The novel coronavirus pandemic could be the event that fundamentally reshapes US higher education. Most colleges and universities have closed their campuses for the rest of the semester, with milestones like graduation ceremonies canceled and classes moved online. Some American colleges have already permanently closed their doors or suspended admissions because of the pandemic. So far, these are small colleges with pre-existing financial woes. But other schools are likely to follow in their footsteps as economic pressures grow.
Part of the coronavirus relief package passed by Congress and signed by President Trump suspended payments on federally-held student loans through the end of September. Less funding for financial aid will mean fewer enrollments, which in turn will mean less tuition income. It is a snowball that keeps growing.
What to expect in the US higher education in times of COVID-19
A permanent shift from US higher education toward online education could be a good option for this moment. The merits of online education are its convenience and economy for students and school alike, but it’s very difficult to replicate the vibrant learning environment of an engaged classroom online.

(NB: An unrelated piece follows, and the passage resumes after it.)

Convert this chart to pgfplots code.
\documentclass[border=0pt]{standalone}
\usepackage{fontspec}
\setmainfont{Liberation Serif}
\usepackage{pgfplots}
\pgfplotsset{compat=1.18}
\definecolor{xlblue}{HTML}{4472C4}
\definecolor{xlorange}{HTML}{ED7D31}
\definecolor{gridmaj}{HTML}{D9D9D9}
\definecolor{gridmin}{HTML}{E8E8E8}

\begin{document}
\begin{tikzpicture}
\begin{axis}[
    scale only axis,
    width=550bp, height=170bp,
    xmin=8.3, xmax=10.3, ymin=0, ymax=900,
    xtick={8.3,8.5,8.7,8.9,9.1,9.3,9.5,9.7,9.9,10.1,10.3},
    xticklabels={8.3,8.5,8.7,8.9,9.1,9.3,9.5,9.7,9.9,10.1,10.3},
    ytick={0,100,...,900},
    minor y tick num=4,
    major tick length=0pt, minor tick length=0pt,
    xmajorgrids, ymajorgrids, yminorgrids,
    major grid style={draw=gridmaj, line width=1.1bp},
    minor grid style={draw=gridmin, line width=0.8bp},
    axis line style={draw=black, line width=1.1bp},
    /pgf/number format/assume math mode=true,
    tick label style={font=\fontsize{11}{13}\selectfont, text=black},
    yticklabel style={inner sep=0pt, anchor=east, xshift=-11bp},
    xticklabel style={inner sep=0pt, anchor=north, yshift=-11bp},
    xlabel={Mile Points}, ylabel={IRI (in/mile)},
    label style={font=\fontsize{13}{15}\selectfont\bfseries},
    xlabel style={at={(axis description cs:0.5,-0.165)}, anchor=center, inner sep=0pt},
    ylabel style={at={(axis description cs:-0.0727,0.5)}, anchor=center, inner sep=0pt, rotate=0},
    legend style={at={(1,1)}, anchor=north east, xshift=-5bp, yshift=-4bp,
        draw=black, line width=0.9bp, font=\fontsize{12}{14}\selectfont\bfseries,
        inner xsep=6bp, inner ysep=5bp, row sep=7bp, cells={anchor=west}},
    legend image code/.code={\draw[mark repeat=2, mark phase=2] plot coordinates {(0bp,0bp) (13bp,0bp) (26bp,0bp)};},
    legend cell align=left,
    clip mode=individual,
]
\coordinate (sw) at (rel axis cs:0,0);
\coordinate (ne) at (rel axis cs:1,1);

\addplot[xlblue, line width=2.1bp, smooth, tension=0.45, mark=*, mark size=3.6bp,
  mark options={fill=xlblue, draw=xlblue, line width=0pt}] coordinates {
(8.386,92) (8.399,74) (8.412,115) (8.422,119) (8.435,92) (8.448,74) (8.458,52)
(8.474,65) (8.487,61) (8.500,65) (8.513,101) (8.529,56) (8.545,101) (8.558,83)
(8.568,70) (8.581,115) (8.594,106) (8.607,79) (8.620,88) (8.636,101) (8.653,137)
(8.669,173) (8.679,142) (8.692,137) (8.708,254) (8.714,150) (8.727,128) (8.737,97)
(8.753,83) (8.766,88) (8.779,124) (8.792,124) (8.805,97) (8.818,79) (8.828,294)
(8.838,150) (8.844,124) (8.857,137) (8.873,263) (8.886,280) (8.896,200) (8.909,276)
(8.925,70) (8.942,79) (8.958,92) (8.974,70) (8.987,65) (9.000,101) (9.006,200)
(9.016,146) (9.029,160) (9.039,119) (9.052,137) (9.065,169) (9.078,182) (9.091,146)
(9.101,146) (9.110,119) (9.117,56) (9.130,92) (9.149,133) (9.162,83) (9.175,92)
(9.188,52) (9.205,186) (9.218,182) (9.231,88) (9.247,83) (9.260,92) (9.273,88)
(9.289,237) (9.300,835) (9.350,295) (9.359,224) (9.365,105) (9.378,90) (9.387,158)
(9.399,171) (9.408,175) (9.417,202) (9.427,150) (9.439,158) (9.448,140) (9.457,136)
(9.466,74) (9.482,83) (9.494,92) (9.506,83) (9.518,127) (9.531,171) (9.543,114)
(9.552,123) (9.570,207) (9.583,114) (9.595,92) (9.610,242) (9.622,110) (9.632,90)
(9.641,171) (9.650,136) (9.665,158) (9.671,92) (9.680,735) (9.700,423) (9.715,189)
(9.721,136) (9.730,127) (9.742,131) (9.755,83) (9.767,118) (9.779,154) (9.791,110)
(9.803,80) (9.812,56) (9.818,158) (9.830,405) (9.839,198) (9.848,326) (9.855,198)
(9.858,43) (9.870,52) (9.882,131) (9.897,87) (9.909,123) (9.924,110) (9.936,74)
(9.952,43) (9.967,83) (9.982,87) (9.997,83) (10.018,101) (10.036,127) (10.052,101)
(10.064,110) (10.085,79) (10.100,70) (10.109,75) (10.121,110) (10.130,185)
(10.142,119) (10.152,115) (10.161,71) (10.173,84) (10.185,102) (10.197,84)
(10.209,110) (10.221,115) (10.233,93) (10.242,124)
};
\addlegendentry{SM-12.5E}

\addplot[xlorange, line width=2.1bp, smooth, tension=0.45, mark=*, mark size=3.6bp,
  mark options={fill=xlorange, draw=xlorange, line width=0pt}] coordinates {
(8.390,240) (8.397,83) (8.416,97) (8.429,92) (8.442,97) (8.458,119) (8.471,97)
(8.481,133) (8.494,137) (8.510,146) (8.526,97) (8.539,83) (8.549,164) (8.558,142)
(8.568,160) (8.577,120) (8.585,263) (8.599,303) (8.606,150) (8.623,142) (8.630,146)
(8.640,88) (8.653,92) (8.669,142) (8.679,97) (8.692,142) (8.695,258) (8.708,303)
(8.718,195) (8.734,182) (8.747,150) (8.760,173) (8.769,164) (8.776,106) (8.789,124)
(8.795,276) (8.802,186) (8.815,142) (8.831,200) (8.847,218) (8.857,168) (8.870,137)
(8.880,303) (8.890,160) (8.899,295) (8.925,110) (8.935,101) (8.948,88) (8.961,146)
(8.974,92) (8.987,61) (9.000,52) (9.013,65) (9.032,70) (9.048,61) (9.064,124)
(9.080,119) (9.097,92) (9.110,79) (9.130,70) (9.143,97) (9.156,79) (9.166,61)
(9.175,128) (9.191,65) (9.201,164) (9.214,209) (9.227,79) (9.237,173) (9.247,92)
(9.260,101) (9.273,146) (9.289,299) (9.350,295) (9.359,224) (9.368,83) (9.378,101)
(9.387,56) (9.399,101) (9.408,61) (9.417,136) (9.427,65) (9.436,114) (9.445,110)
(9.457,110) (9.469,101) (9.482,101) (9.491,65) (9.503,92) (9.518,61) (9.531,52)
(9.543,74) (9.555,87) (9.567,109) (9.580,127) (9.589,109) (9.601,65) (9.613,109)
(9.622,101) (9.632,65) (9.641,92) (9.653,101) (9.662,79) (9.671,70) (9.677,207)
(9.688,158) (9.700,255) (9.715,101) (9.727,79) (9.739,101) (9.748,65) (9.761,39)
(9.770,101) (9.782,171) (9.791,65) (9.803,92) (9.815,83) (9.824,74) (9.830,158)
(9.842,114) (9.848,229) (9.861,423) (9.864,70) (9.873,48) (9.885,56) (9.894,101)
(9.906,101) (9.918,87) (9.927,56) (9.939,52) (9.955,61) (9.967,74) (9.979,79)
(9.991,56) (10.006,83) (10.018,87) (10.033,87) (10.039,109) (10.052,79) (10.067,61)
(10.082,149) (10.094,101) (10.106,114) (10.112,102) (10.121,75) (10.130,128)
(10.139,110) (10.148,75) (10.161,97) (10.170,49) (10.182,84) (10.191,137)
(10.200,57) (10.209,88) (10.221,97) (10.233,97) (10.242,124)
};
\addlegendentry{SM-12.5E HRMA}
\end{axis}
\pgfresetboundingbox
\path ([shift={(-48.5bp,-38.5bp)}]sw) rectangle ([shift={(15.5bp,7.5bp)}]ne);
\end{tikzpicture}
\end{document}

Although, what’s left is a series of ad hoc and largely aimless online assignments and herky-jerky Zoom meetings. There will be no prom or internship. Graduation almost certainly won’t happen, at least not in June, when it was originally scheduled. If it takes place at all, it will probably be online, with extended family staying safely at home.
And, what will be of college in the fall? Schools are already talking about delaying their fall semesters or running them entirely online. “Paying tuition for my son to stare for months at his laptop screen in his bedroom at home?” That doesn’t sound smart. So, maybe my son will take a gap year.
Things are far worse for those graduating from college this spring. On top of the vanished rite of passage, these graduates will face a non-existent job market, with the overwhelming majority of them left to languish for months or even years trapped in an antechamber separating their educations from their careers. The economic peril is serious, but so is the psychological torment.
Faced with a pandemic, in addition to the deaths of people, we have to deal with economic and psychological damage. Faced with a pandemic, we have every reason to think we’re not doing the best to save our students and universities. The novel coronavirus pandemic is changing badly the US higher education.